Can American Math. Monthly be used to publish hard research?

Of course read the description on the AMM web page about what sort of thing they publish. https://www.maa.org/press/periodicals/american-mathematical-monthly

The Monthly's readers expect a high standard of exposition; they look for articles that inform, stimulate, challenge, enlighten, and even entertain. Monthly articles are meant to be read, enjoyed, and discussed, rather than just archived. Articles may be expositions of old or new results, historical or biographical essays, speculations or definitive treatments, broad developments, or explorations of a single application. Novelty and generality are far less important than clarity of exposition and broad appeal. Appropriate figures, diagrams, and photographs are encouraged.

Your Ph.D. research should be published in a research journal. If some part of it is of general interest (as above) it could then be written up for publication in the Monthly. Of course that version of the result will contain much more background and motivation than the research paper.


  1. You did not explain why you want to publish there since there are so many good research journals. I can hardly see your motivation.

  2. AMM can publish hard results, but only if they are of substantial general interest and only if the proofs are short and not too difficult to follow. I have seen new proofs of classical and rather difficult theorems. One of my favorite is:

A. Dold, Simple Proof of the Jordan-Alexander Complement Theorem The American Mathematical Monthly 100 (1993), 856-857.

  1. Unless as a part of your research you proved something very elegant and of general interest, something that can be explained in a detailed manner in a few pages, your result will not qualify for AMM. What you think about your result does not really matter.

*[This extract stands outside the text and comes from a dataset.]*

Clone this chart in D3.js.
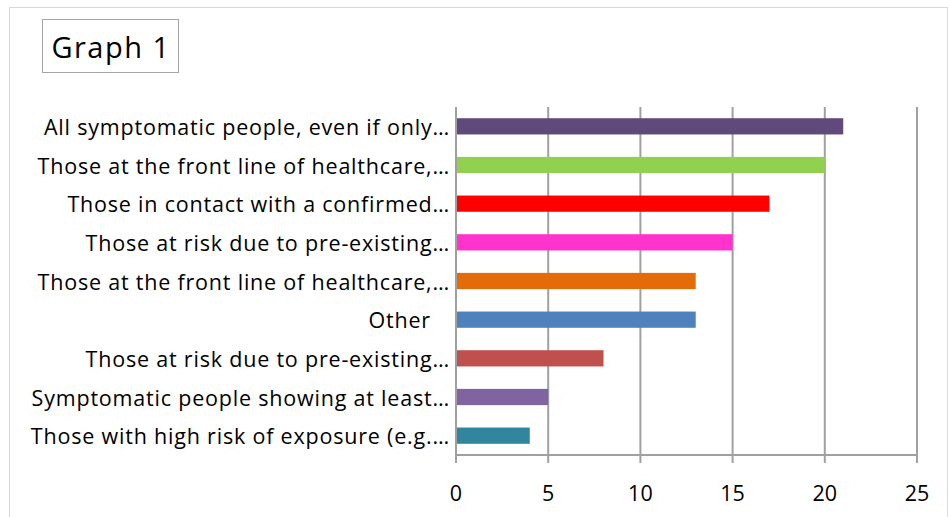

It has to be appreciated by others.

  2. Publications in AMM will rarely be regarded as original. Most of the papers give another look at the material that is known already.


Definitely they publish serious research. For example, this paper

MR0379852 L. Zalcman, A heuristic principle in complex function theory. Amer. Math. Monthly 82 (1975), no. 8, 813–817

has 175 citations as recorded on Mathscinet. (And 351 on Google Scholar). And many other such examples can be given. As I understand their criterion is that the paper is a) of sufficient interest to the broad audience, and b) does not require much background. There are plenty of serious research papers satisfying both criteria.